The farm is on the market, the house is so clean you really could eat off my floor, and my neighbors keep stopping by to tell me that the grounds look immaculate. This leads me to wonder just how bad it was before the clean-up started. Yikes. At any rate, the point of this is that there’s nothing left to keep me from returning to the computer and my present work-in-progress. Not even my foot, which is healing nicely, thank you all.
So today I opened the file for “The Final Toll”…and was immediately distracted by the reality that there were things I hadn’t completed with my previous book. But at least I did something other than sweep floors and rake up manure.
Even though I wasn’t writing over these past few months, I was definitely thinking about writing. As it turned out, I learned something really important about the mystery genre. I didn’t learn it from a class, or seminar, or webinar, or any other “nar.” I learned it from watching BritBox, an Amazon subscription channel.
Once again and for the record, I don’t own a television. Instead, when I want to watch something I fire up my iPad, which I can carry with me as I move from room to room. One of the reasons I don’t have a television is that I’m incapable of sitting still long enough to watch a complete episode of anything. I’m on the move at the first commercial, cleaning, folding, sweeping, whatever. The iPad is perfect for me. I perch it on the dresser or counter and listen while I work.

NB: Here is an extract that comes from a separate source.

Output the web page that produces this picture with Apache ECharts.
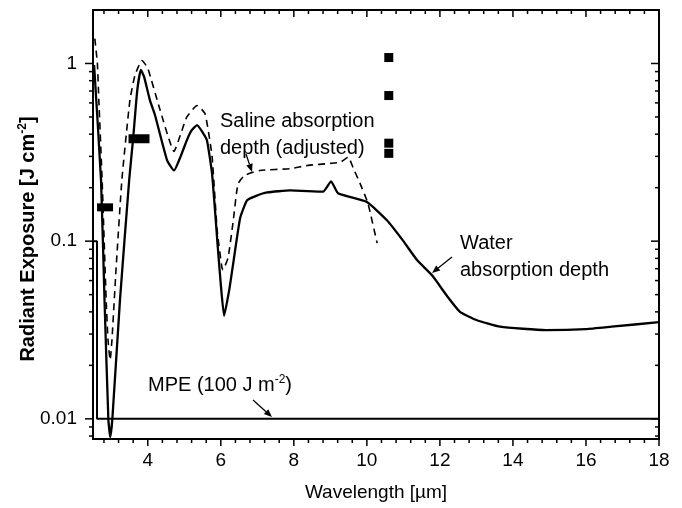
<!DOCTYPE html>
<html><head><meta charset="utf-8">
<script src="https://cdn.jsdelivr.net/npm/echarts@6/dist/echarts.min.js"></script>
<style>html,body{margin:0;padding:0;background:#fff}#c{width:682px;height:508px}</style>
</head><body><div id="c"></div>
<script>
// ---- data ----
const waterWavelength = [2.53, 2.72, 2.815, 2.92, 2.97, 3.03, 3.24, 3.49, 3.6, 3.71, 3.81, 3.9, 4.06, 4.2, 4.53, 4.72, 4.9, 5.07, 5.2, 5.35, 5.5, 5.62, 5.76, 5.92, 6.0, 6.09, 6.23, 6.34, 6.53, 6.72, 6.97, 7.27, 7.9, 8.8, 9.02, 9.21, 10.0, 10.55, 11.0, 11.38, 11.79, 12.2, 12.55, 13.0, 13.65, 14.9, 16.0, 16.7, 18];
const waterExposure = [0.98, 0.22, 0.047, 0.01, 0.0079, 0.01, 0.047, 0.22, 0.38, 0.70, 0.92, 0.84, 0.62, 0.51, 0.285, 0.25, 0.30, 0.37, 0.42, 0.45, 0.41, 0.37, 0.24, 0.091, 0.057, 0.038, 0.053, 0.075, 0.135, 0.17, 0.18, 0.188, 0.193, 0.19, 0.217, 0.186, 0.166, 0.131, 0.10, 0.078, 0.064, 0.049, 0.040, 0.036, 0.033, 0.0316, 0.032, 0.033, 0.035];
const salineWavelength = [2.55, 2.62, 2.66, 2.75, 2.86, 2.91, 2.97, 3.02, 3.13, 3.29, 3.51, 3.65, 3.84, 4.0, 4.34, 4.72, 4.9, 5.07, 5.35, 5.57, 5.76, 5.9, 6.03, 6.06, 6.2, 6.34, 6.47, 6.66, 7.07, 7.9, 8.39, 9.0, 9.27, 9.49, 9.62, 9.81, 10.03, 10.28];
const salineExposure = [1.38, 1.0, 0.62, 0.22, 0.047, 0.028, 0.0214, 0.028, 0.069, 0.22, 0.62, 0.86, 1.04, 0.94, 0.545, 0.32, 0.40, 0.50, 0.58, 0.52, 0.30, 0.115, 0.071, 0.069, 0.081, 0.13, 0.21, 0.235, 0.25, 0.256, 0.267, 0.274, 0.278, 0.297, 0.26, 0.212, 0.163, 0.0975];
const mpeWavelength = [2.5, 2.61, 2.61, 18];
const mpeExposure = [0.1, 0.1, 0.01, 0.01];
const laserWavelength = [10.6, 10.6, 10.6, 10.6];
const laserExposure = [1.08, 0.66, 0.356, 0.312];
const bandWavelength = [2.83, 3.76];
const bandExposure = [0.155, 0.377];
const xTickValues = [4, 6, 8, 10, 12, 14, 16, 18];
const xMinorTicks = [2.8, 3.2, 3.6, 4.4, 4.8, 5.2, 5.6, 6.4, 6.8, 7.2, 7.6, 8.4, 8.8, 9.2, 9.6, 10.4, 10.8, 11.2, 11.6, 12.4, 12.8, 13.2, 13.6, 14.4, 14.8, 15.2, 15.6, 16.4, 16.8, 17.2, 17.6];
const yTickValues = [0.01, 0.1, 1];
const yMinorTicks = [0.008, 0.009, 0.02, 0.03, 0.04, 0.05, 0.06, 0.07, 0.08, 0.09, 0.2, 0.3, 0.4, 0.5, 0.6, 0.7, 0.8, 0.9];
const X_MIN = 2.5, X_MAX = 18, Y_MIN = 0.0077, Y_MAX = 2;

// ---- helpers ----
const FONT = '"Liberation Sans", Arial, Helvetica, sans-serif';
const zip = (a, b) => a.map((v, i) => [v, b[i]]);

function tickSeries(values, axis, len) {
  return {
    type: 'custom', coordinateSystem: 'cartesian2d', clip: false, silent: true, z: 5,
    data: values.map(v => axis === 'x' ? [v, Y_MIN] : [X_MIN, v]),
    encode: { x: 0, y: 1 },
    renderItem: (params, api) => {
      const style = { stroke: '#000', lineWidth: 1.5 };
      if (axis === 'x') {
        const v = api.value(0);
        const b = api.coord([v, Y_MIN]), t = api.coord([v, Y_MAX]);
        return { type: 'group', children: [
          { type: 'line', shape: { x1: b[0], y1: b[1], x2: b[0], y2: b[1] + len }, style },
          { type: 'line', shape: { x1: t[0], y1: t[1], x2: t[0], y2: t[1] + len }, style }
        ] };
      }
      const v = api.value(1);
      const l = api.coord([X_MIN, v]), r = api.coord([X_MAX, v]);
      return { type: 'group', children: [
        { type: 'line', shape: { x1: l[0], y1: l[1], x2: l[0] - len, y2: l[1] }, style },
        { type: 'line', shape: { x1: r[0], y1: r[1], x2: r[0] - len, y2: r[1] }, style }
      ] };
    }
  };
}

function arrow(x1, y1, x2, y2) {
  const a = Math.atan2(y2 - y1, x2 - x1), L = 8, W = 3.3;
  const bx = x2 - L * Math.cos(a), by = y2 - L * Math.sin(a);
  const px = -Math.sin(a) * W, py = Math.cos(a) * W;
  return [
    { type: 'line', shape: { x1, y1, x2: bx, y2: by }, style: { stroke: '#000', lineWidth: 1.3 } },
    { type: 'polygon', shape: { points: [[x2, y2], [bx + px, by + py], [bx - px, by - py]] }, style: { fill: '#000' } }
  ];
}

function txt(x, y, text, extra) {
  return Object.assign({ type: 'text', x, y, style: Object.assign({
    text, fill: '#000', font: '20px ' + FONT, align: 'left', verticalAlign: 'middle'
  }, extra || {}) });
}

const supRich = {
  a: { fontSize: 20, fontFamily: FONT, color: '#000' },
  s: { fontSize: 12, fontFamily: FONT, color: '#000', verticalAlign: 'top', padding: [0, 0, 10, 0] }
};
const supRichBold = {
  a: { fontSize: 20, fontFamily: FONT, fontWeight: 'bold', color: '#000' },
  s: { fontSize: 12, fontFamily: FONT, fontWeight: 'bold', color: '#000', verticalAlign: 'top', padding: [0, 0, 10, 0] }
};

const chart = echarts.init(document.getElementById('c'), null, { renderer: 'canvas' });
chart.setOption({
  animation: false,
  backgroundColor: '#fff',
  grid: { left: 93, right: 23, top: 10, bottom: 69, show: true, borderColor: '#000', borderWidth: 2, backgroundColor: 'transparent' },
  xAxis: {
    type: 'value', min: X_MIN, max: X_MAX,
    axisLine: { show: false }, axisTick: { show: false }, splitLine: { show: false },
    axisLabel: {
      customValues: xTickValues, margin: 12, color: '#000', fontSize: 19, fontFamily: FONT,
      formatter: v => (xTickValues.indexOf(Math.round(v * 1000) / 1000) >= 0 ? String(Math.round(v)) : '')
    }
  },
  yAxis: {
    type: 'log', min: Y_MIN, max: Y_MAX,
    axisLine: { show: false }, axisTick: { show: false }, splitLine: { show: false },
    axisLabel: {
      customValues: yTickValues, margin: 16, color: '#000', fontSize: 19, fontFamily: FONT,
      formatter: v => {
        const l = Math.log10(v);
        return Math.abs(l - Math.round(l)) < 1e-6 ? String(Math.pow(10, Math.round(l))) : '';
      }
    }
  },
  series: [
    { name: 'MPE', type: 'line', data: zip(mpeWavelength, mpeExposure), showSymbol: false, symbol: 'none',
      lineStyle: { color: '#000', width: 2 }, z: 3 },
    { name: 'Water absorption depth', type: 'line', data: zip(waterWavelength, waterExposure), symbol: 'none',
      smooth: 0.15, lineStyle: { color: '#000', width: 2.3 }, z: 3 },
    { name: 'Saline absorption depth (adjusted)', type: 'line', data: zip(salineWavelength, salineExposure), symbol: 'none',
      smooth: 0.15, lineStyle: { color: '#000', width: 1.6, type: [7, 5] }, z: 3 },
    { name: 'Laser 10.6', type: 'scatter', data: zip(laserWavelength, laserExposure), symbol: 'rect', symbolSize: 9,
      itemStyle: { color: '#000', opacity: 1 }, z: 4 },
    { name: 'Bands', type: 'scatter', data: zip(bandWavelength, bandExposure), symbol: 'rect',
      symbolSize: (val, p) => (p.dataIndex === 0 ? [16, 8] : [21, 9]), itemStyle: { color: '#000', opacity: 1 }, z: 4 },
    tickSeries(xTickValues, 'x', 7),
    tickSeries(xMinorTicks, 'x', 4),
    tickSeries(yTickValues, 'y', 8),
    tickSeries(yMinorTicks, 'y', 4)
  ],
  graphic: [
    txt(220, 121, 'Saline absorption'),
    txt(220, 148, 'depth (adjusted)'),
    ...arrow(246, 154, 252, 172),
    txt(460, 243, 'Water'),
    txt(460, 270, 'absorption depth'),
    ...arrow(452, 257, 432, 273),
    { type: 'text', x: 148, y: 385, style: { text: '{a|MPE (100 J m}{s|-2}{a|)}', rich: supRich, align: 'left', verticalAlign: 'middle' } },
    ...arrow(253, 400, 272, 417),
    { type: 'text', x: 28, y: 239, rotation: Math.PI / 2,
      style: { text: '{a|Radiant Exposure [J cm}{s|-2}{a|]}', rich: supRichBold, align: 'center', verticalAlign: 'middle' } },
    { type: 'text', x: 376, y: 493, style: { text: 'Wavelength [µm]', font: '19px ' + FONT, fill: '#000', align: 'center', verticalAlign: 'middle' } }
  ]
});
</script></body></html>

These last two months my background noise has been a stream of British television sleuths, most of them taken from successful British mystery novel series. I guess I’ve been trying to maintain the mindset of a mystery writer while off-duty.
I started with the classics, Miss Marple and Poirot. By Season 4 I was picking holes in the mysteries, noting red herrings that weren’t explained, clues that were ignored, and inconsistencies in Poirot’s character–he goes on a cruise to Greece or Egypt (it wasn’t really said) one season and hates sea travel the next. Or maybe he hates sea travel because of his experience on that cruise in the first season. Before you Agatha Christie lovers muster for the attack, I’ll remind you that these were her books remade for television. I’ve actually never read an Agatha Christie novel–I don’t like to read in a genre that I write–so I can’t say if this is her fault or the TV writer’s adaptation.
After that, I stumbled upon Endeavor, which, it turned out, was the precursor to another series, Inspector Morse. Endeavor is set in the late 50s/early 60s and the sleuth is a quirky, opera-loving, Oxford-educated Inspector in the Oxford police force. At the same time I discovered another precursor series, Tennison, which is Helen Mirren’s character in Prime Suspect as whatever it is they call female constables. Like Endeavor, it’s set in the 60s/early 70s, which may explain why both of these caught my eye. The 60s and 70s were my salad days, as it were.
I liked the precursors more than the originals. I’ve heard people rave about Prime Suspect and Inspector Morse, but both of them left me unsatisfied. That they did actually kept me watching. I was into Season Three of both series when I suddenly remembered John D MacDonald’s Travis McGee novels. Those books were my introduction to the concept of a red shirt, that nameless Enterprise crewman in security detail you know is going to be dead by the end of the episode. In the case of MacDonald’s hero Travis, it was his latest girlfriend who became fodder for one of his enemies or some serial killer.
That had me giggling each time I watched Morse make a move on the woman du jour, knowing she was either going to die or turn out to be the murderer. And that took me back to Angela Landsbury as Jessica Fletcher. I swear Cabot Cove had the highest murder rate in the nation, and frankly Jessica is the line between the dots. I still think she did most of those murders and framed the one she accused.
The same sort of thing was happening with Helen Mirren’s Jane Tennison and her potential mates, only hers always left in a huff because she put her career over him, something none of Travis’s girls ever thought to do. And the times they are a changin’!
That revelation ended my interest in both series. That said, I did note that today’s morés allow both Endeavor and the new Jane Tennison to be far more vulnerable than their originals, and that was interesting in itself. There were a few cozy Cabot Cove-esque series, the most enjoyable being The Coroner, set somewhere on the coast of Devon I think. After that, I moved onto a new-to-me series A Touch of Frost, about DI Jack Frost.
I’ve made it through Season 3 when I realized it bored me. Why? There are no red shirts in this series. That had me pondering again. I mean, what’s not to like about a graying, middle class police inspector who knows all the town miscreants by their first names?
What I realized is why I’m writing this today as I return to creating another mystery novel of my own. None of these sleuths, not even Agatha Christie’s, grow over the course of their experiences. Because they don’t change, because they continue to make the same personal mistakes again and again, they lose my respect.
Huh, I really am writing again. Now if only the farm would sell so I can resettle. For aesthetic reasons my desk is now next to the chest freezer in the corner of what should be the new kitchen. I don’t like writing in the corner. Sigh.